Not a mass trial and judgment, it should be noted, but each one “individually.” That will take time. Also, we may be sure that they will not be judged on their past record, for on that basis the evildoer who received Christ’s promise would have little chance. Rather, “he who has died has been acquitted from his sin.” (Rom. 6:7) How they respond to the loving rule of Christ’s heavenly kingdom after their resurrection will be the basis for judging each one. Those who yield themselves willingly to its direction will make marvelous progress toward human perfection and the gift of life unending.
COMFORTING OTHERS
Can you see how comforting to multitudes of bereaved ones this message of Bible truth can be? Yet only those who believe and accept God’s Word can be convinced of these truths. No one who continues in association with church organizations that go on teaching doctrines that hide or deny this wonderful hope can possibly convey this message with conviction to others. Surely you can see that there can be nothing in common with those who accept God’s Word as the basis for truth and those who mix God’s Word with human traditions and theological theories!—2 Tim. 3:2-5.

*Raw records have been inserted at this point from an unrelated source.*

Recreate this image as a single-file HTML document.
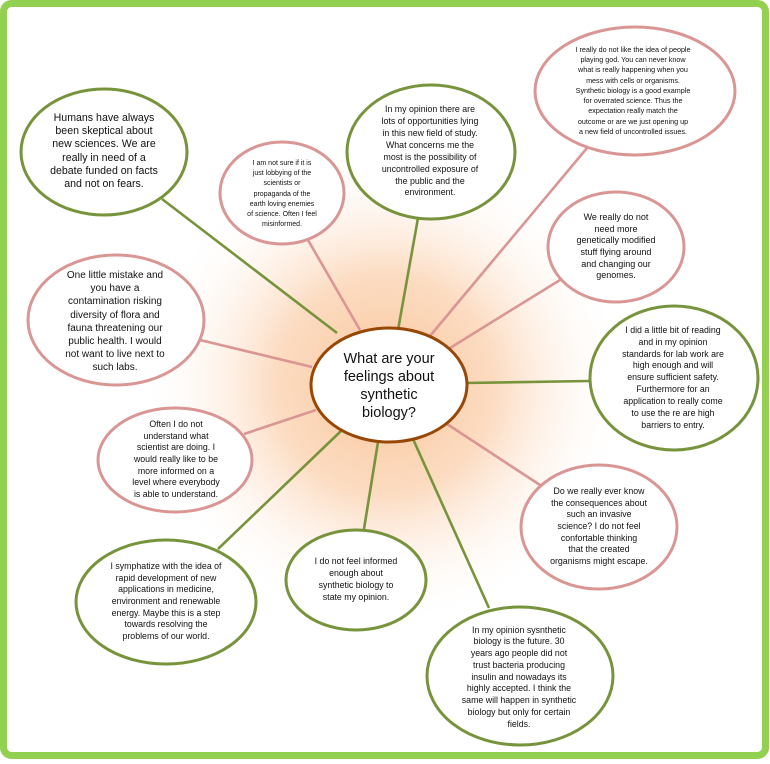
<!DOCTYPE html>
<html><head><meta charset="utf-8"><style>
html,body{margin:0;padding:0;background:#fff;}
svg{display:block;}
text{font-family:"Liberation Sans",sans-serif;fill:#111;text-anchor:middle;}
</style></head><body>
<svg width="770" height="764" viewBox="0 0 770 764" xmlns="http://www.w3.org/2000/svg">
<defs>
<radialGradient id="g" cx="385" cy="385" r="245" gradientUnits="userSpaceOnUse">
<stop offset="0" stop-color="#f9c69c"/>
<stop offset="0.45" stop-color="#fcdcc2"/>
<stop offset="1" stop-color="#ffffff" stop-opacity="0"/>
</radialGradient>
</defs>
<rect x="0" y="0" width="770" height="764" fill="#fff"/>
<rect x="3.5" y="3.5" width="762" height="752" rx="8" fill="url(#g)" stroke="#92d050" stroke-width="7"/>
<g stroke-width="2.6" fill="none">
<line x1="162" y1="199" x2="337" y2="333" stroke="#77933c"/>
<line x1="308" y1="240" x2="360" y2="330" stroke="#d99694"/>
<line x1="418" y1="218" x2="398" y2="330" stroke="#77933c"/>
<line x1="587" y1="148" x2="430" y2="336" stroke="#d99694"/>
<line x1="560" y1="280" x2="450" y2="348" stroke="#d99694"/>
<line x1="590" y1="381" x2="466" y2="383" stroke="#77933c"/>
<line x1="200" y1="340" x2="312" y2="367" stroke="#d99694"/>
<line x1="244" y1="434" x2="316" y2="410" stroke="#d99694"/>
<line x1="218" y1="549" x2="341" y2="431" stroke="#77933c"/>
<line x1="364" y1="529" x2="378" y2="442" stroke="#77933c"/>
<line x1="540" y1="485" x2="447" y2="424" stroke="#d99694"/>
<line x1="489" y1="608" x2="413" y2="439" stroke="#77933c"/>
</g>
<g fill="#fff" stroke-width="3">
<ellipse cx="104" cy="152" rx="83" ry="63" stroke="#77933c"/>
<ellipse cx="282" cy="193" rx="62" ry="51" stroke="#d99694"/>
<ellipse cx="431" cy="152" rx="84" ry="67" stroke="#77933c"/>
<ellipse cx="635" cy="91" rx="100" ry="64" stroke="#d99694"/>
<ellipse cx="616" cy="247" rx="68" ry="55" stroke="#d99694"/>
<ellipse cx="674" cy="378" rx="84" ry="72" stroke="#77933c"/>
<ellipse cx="116" cy="320" rx="88" ry="65" stroke="#d99694"/>
<ellipse cx="175" cy="460" rx="77" ry="52" stroke="#d99694"/>
<ellipse cx="166" cy="602" rx="90" ry="62" stroke="#77933c"/>
<ellipse cx="356" cy="580" rx="70" ry="50" stroke="#77933c"/>
<ellipse cx="599" cy="527" rx="78" ry="62" stroke="#d99694"/>
<ellipse cx="520" cy="676" rx="93" ry="69" stroke="#77933c"/>
<ellipse cx="389" cy="385" rx="78" ry="57" stroke="#984806"/>
</g>
<g font-size="10.6">
<text x="104" y="121">Humans have always</text>
<text x="104" y="134">been skeptical about</text>
<text x="104" y="147">new sciences. We are</text>
<text x="104" y="161">really in need of a</text>
<text x="104" y="174">debate funded on facts</text>
<text x="104" y="187">and not on fears.</text>
</g>
<g font-size="7">
<text x="282" y="165">I am  not sure if it is</text>
<text x="282" y="175">just lobbying of the</text>
<text x="282" y="185">scientists or</text>
<text x="282" y="196">propaganda  of the</text>
<text x="282" y="206">earth  loving enemies</text>
<text x="282" y="216">of science. Often I feel</text>
<text x="282" y="226">misinformed.</text>
</g>
<g font-size="8.8">
<text x="430" y="112">In my opinion there are</text>
<text x="430" y="124">lots of opportunities lying</text>
<text x="430" y="136">in this new field of study.</text>
<text x="430" y="148">What concerns me the</text>
<text x="430" y="160">most is the possibility of</text>
<text x="430" y="172">uncontrolled exposure of</text>
<text x="430" y="184">the public and the</text>
<text x="430" y="195">environment.</text>
</g>
<g font-size="7.2">
<text x="633" y="52">I really  do not like  the idea of people</text>
<text x="633" y="62">playing god. You can never  know</text>
<text x="633" y="72">what is really  happening when  you</text>
<text x="633" y="83">mess  with cells  or organisms.</text>
<text x="633" y="93">Synthetic biology is a good example</text>
<text x="633" y="103">for overrated  science. Thus the</text>
<text x="633" y="113">expectation  really  match  the</text>
<text x="633" y="124">outcome or are  we just opening up</text>
<text x="633" y="134">a new field of uncontrolled issues.</text>
</g>
<g font-size="9">
<text x="616" y="220">We really do not</text>
<text x="616" y="232">need more</text>
<text x="616" y="243">genetically modified</text>
<text x="616" y="255">stuff flying around</text>
<text x="616" y="267">and changing our</text>
<text x="616" y="278">genomes.</text>
</g>
<g font-size="8.8">
<text x="673" y="333">I did a little bit of reading</text>
<text x="673" y="345">and in my opinion</text>
<text x="673" y="357">standards for lab work are</text>
<text x="673" y="368">high enough and will</text>
<text x="673" y="380">ensure sufficient safety.</text>
<text x="673" y="392">Furthermore for an</text>
<text x="673" y="404">application to really come</text>
<text x="673" y="416">to use the re are high</text>
<text x="673" y="428">barriers to entry.</text>
</g>
<g font-size="14.5" fill="#222">
<text x="389" y="363">What are your</text>
<text x="389" y="381">feelings about</text>
<text x="389" y="399">synthetic</text>
<text x="389" y="417">biology?</text>
</g>
<g font-size="10">
<text x="115" y="278">One little mistake and</text>
<text x="115" y="291">you have a</text>
<text x="115" y="304">contamination risking</text>
<text x="115" y="318">diversity of flora and</text>
<text x="115" y="331">fauna threatening our</text>
<text x="115" y="344">public health. I would</text>
<text x="115" y="357">not want to live next to</text>
<text x="115" y="370">such labs.</text>
</g>
<g font-size="8.8">
<text x="176" y="427">Often I do not</text>
<text x="176" y="439">understand what</text>
<text x="176" y="450">scientist are doing. I</text>
<text x="176" y="462">would really like to be</text>
<text x="176" y="474">more informed on a</text>
<text x="176" y="485">level where everybody</text>
<text x="176" y="497">is able to understand.</text>
</g>
<g font-size="8.8">
<text x="166" y="569">I symphatize with the idea of</text>
<text x="166" y="581">rapid development of new</text>
<text x="166" y="592">applications in medicine,</text>
<text x="166" y="604">environment and renewable</text>
<text x="166" y="616">energy. Maybe this is a step</text>
<text x="166" y="627">towards resolving the</text>
<text x="166" y="639">problems of our world.</text>
</g>
<g font-size="8.8">
<text x="356" y="564">I do not feel informed</text>
<text x="356" y="576">enough about</text>
<text x="356" y="588">synthetic biology to</text>
<text x="356" y="600">state my opinion.</text>
</g>
<g font-size="8.8">
<text x="599" y="494">Do we really ever know</text>
<text x="599" y="506">the consequences about</text>
<text x="599" y="517">such an invasive</text>
<text x="599" y="529">science? I do not feel</text>
<text x="599" y="541">confortable thinking</text>
<text x="599" y="552">that the created</text>
<text x="599" y="564">organisms might escape.</text>
</g>
<g font-size="8.8">
<text x="519" y="633">In my opinion sysnthetic</text>
<text x="519" y="644">biology is the future.  30</text>
<text x="519" y="656">years ago people did not</text>
<text x="519" y="668">trust bacteria producing</text>
<text x="519" y="680">insulin and nowadays its</text>
<text x="519" y="691">highly accepted. I think the</text>
<text x="519" y="703">same will happen in synthetic</text>
<text x="519" y="715">biology but only for certain</text>
<text x="519" y="727">fields.</text>
</g>
</svg>
</body></html>
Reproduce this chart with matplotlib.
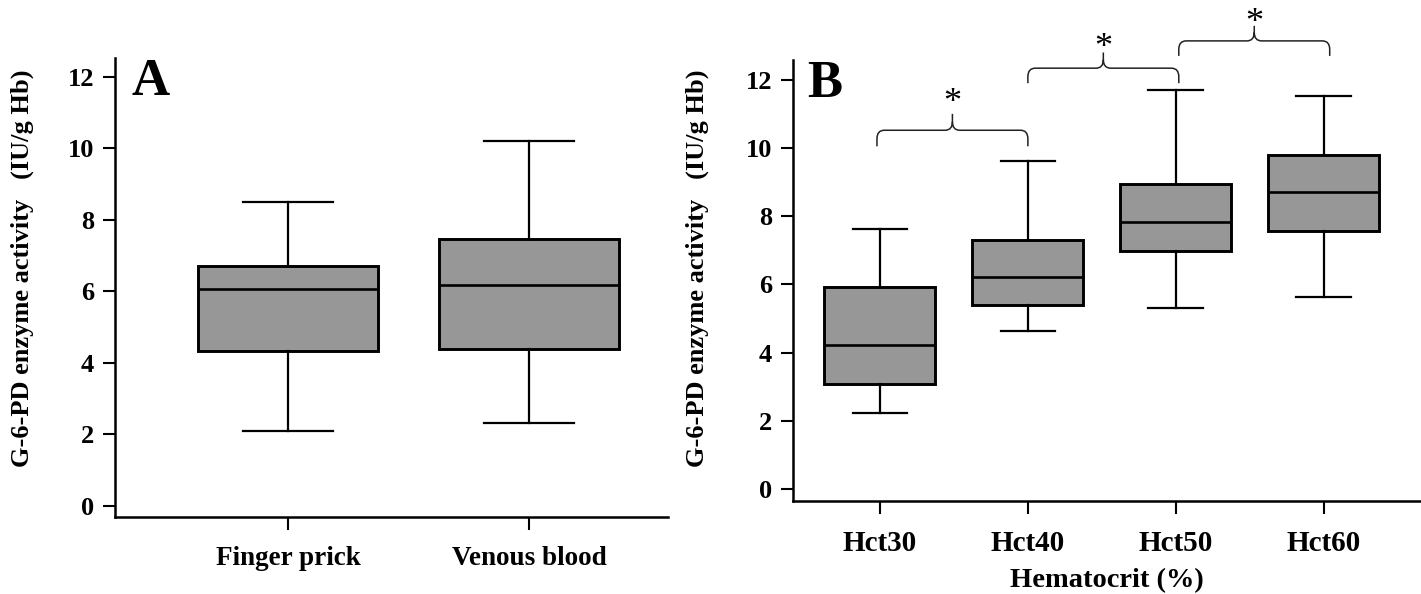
import numpy as np
import matplotlib
matplotlib.use('Agg')
import matplotlib.pyplot as plt
from matplotlib.path import Path
from matplotlib.patches import PathPatch

plt.rcParams['font.family'] = ['Liberation Serif', 'DejaVu Serif']
plt.rcParams['font.weight'] = 'bold'

# panel A data (box summary)
groups_a = ['Finger prick', 'Venous blood']
whislo_a = [2.1, 2.32]
q1_a = [4.34, 4.39]
med_a = [6.07, 6.18]
q3_a = [6.70, 7.46]
whishi_a = [8.50, 10.20]

# panel B data
groups_b = ['Hct30', 'Hct40', 'Hct50', 'Hct60']
whislo_b = [2.22, 4.62, 5.31, 5.62]
q1_b = [3.08, 5.40, 6.98, 7.57]
med_b = [4.21, 6.22, 7.82, 8.70]
q3_b = [5.92, 7.31, 8.93, 9.80]
whishi_b = [7.61, 9.62, 11.71, 11.52]

# significance brackets: (from, to, end y, bar y, tip y, star y)
brackets = [
    (0.98, 2.00, 10.05, 10.52, 11.0, 11.30),
    (2.00, 3.02, 11.90, 12.34, 12.8, 12.92),
    (3.02, 4.04, 12.70, 13.14, 13.58, 13.66),
]

ylabel = 'G-6-PD enzyme activity   (IU/g Hb)'
face = '#979797'


def make_stats(lo, a, m, b, hi):
    return [dict(whislo=w0, q1=x1, med=x2, q3=x3, whishi=w1, fliers=[])
            for w0, x1, x2, x3, w1 in zip(lo, a, m, b, hi)]


def draw_boxes(ax, stats):
    n = len(stats)
    ax.bxp(stats, positions=range(1, n + 1), widths=0.75, capwidths=0.37,
           showfliers=False, patch_artist=True,
           boxprops=dict(facecolor=face, edgecolor='black', linewidth=2.1),
           medianprops=dict(color='black', linewidth=1.9),
           whiskerprops=dict(color='black', linewidth=1.6),
           capprops=dict(color='black', linewidth=1.6))


def style(ax, xsize):
    for s in ['top', 'right']:
        ax.spines[s].set_visible(False)
    for s in ['left', 'bottom']:
        ax.spines[s].set_linewidth(1.8)
    ax.set_yticks(np.arange(0, 13, 2))
    ax.tick_params(axis='both', direction='out', length=9, width=1.5)
    ax.tick_params(axis='y', labelsize=19, pad=6)
    ax.tick_params(axis='x', labelsize=xsize, pad=12)
    for lab in ax.get_xticklabels() + ax.get_yticklabels():
        lab.set_fontweight('bold')


def brace(ax, x0, x1, ye, yb, yt, rx=0.05, ry=0.25):
    xm = (x0 + x1) / 2
    verts = [(x0, ye), (x0, yb - ry), (x0, yb), (x0 + rx, yb),
             (xm - rx, yb), (xm, yb), (xm, yb + ry), (xm, yt),
             (xm, yb + ry), (xm, yb), (xm + rx, yb),
             (x1 - rx, yb), (x1, yb), (x1, yb - ry), (x1, ye)]
    codes = [Path.MOVETO, Path.LINETO, Path.CURVE3, Path.CURVE3,
             Path.LINETO, Path.CURVE3, Path.CURVE3, Path.LINETO,
             Path.MOVETO, Path.CURVE3, Path.CURVE3,
             Path.LINETO, Path.CURVE3, Path.CURVE3, Path.LINETO]
    ax.add_patch(PathPatch(Path(verts, codes), fill=False, edgecolor='#222222',
                           linewidth=1.1, clip_on=False))


fig = plt.figure(figsize=(14.21, 5.94), dpi=100)

# panel A
ax1 = fig.add_axes([0.0809, 0.1296, 0.3892, 0.7727])
draw_boxes(ax1, make_stats(whislo_a, q1_a, med_a, q3_a, whishi_a))
ax1.set_xlim(0.282, 2.577)
ax1.set_ylim(-0.31, 12.53)
ax1.set_xticks([1, 2])
ax1.set_xticklabels(groups_a)
style(ax1, 19.5)
ax1.text(0.03, 1.0, 'A', transform=ax1.transAxes, fontsize=38,
         fontweight='bold', va='top', ha='left')
fig.text(0.0155, 0.548, ylabel, rotation=90, fontsize=19, fontweight='bold',
         ha='center', va='center')

# panel B
ax2 = fig.add_axes([0.558, 0.1566, 0.442, 0.7424])
draw_boxes(ax2, make_stats(whislo_b, q1_b, med_b, q3_b, whishi_b))
ax2.set_xlim(0.412, 4.657)
ax2.set_ylim(-0.35, 12.58)
ax2.set_xticks(range(1, len(groups_b) + 1))
ax2.set_xticklabels(groups_b)
style(ax2, 21)
ax2.set_xlabel('Hematocrit (%)', fontsize=20.5, fontweight='bold', labelpad=8)
ax2.text(0.022, 1.0, 'B', transform=ax2.transAxes, fontsize=38,
         fontweight='bold', va='top', ha='left')
fig.text(0.4905, 0.548, ylabel, rotation=90, fontsize=19, fontweight='bold',
         ha='center', va='center')

for x0, x1, ye, yb, yt, ys in brackets:
    brace(ax2, x0, x1, ye, yb, yt)
    ax2.text((x0 + x1) / 2, ys, '*', fontsize=26, fontweight='normal',
             ha='center', va='center', clip_on=False)

fig.savefig('out.png', dpi=100, facecolor='white')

All the developments of these times show that the day draws near when Jehovah God will bring about the destruction of Babylon the Great, the world empire of false religion. Those who want to attain life in a paradise earth must act swiftly to get out of her many religious systems, whether these are labeled “pagan” or “Christian.” These have all misrepresented and dishonored the true God and have failed to give genuine comfort to the mourning ones of earth.—Rev. 18:4-8.
You, too, can flee out of the midst of Babylonish religious associations. How? By associating with Jehovah’s witnesses, a great crowd of Christians who have already separated themselves from the doomed system that has perpetuated Satan’s lies and kept people in ignorance of Bible truth. You, too, can become equipped to ‘comfort those in any sort of tribulation through the comfort with which Jehovah’s worshipers are themselves being comforted by God.’ (2 Cor. 1:4) Jehovah’s witnesses will be happy to conduct a home Bible study with you free of charge. They will also welcome you at Bible-study meetings in their Kingdom Halls. You will be wonderfully encouraged to learn all about the Bible’s thrilling message of hope for the dead.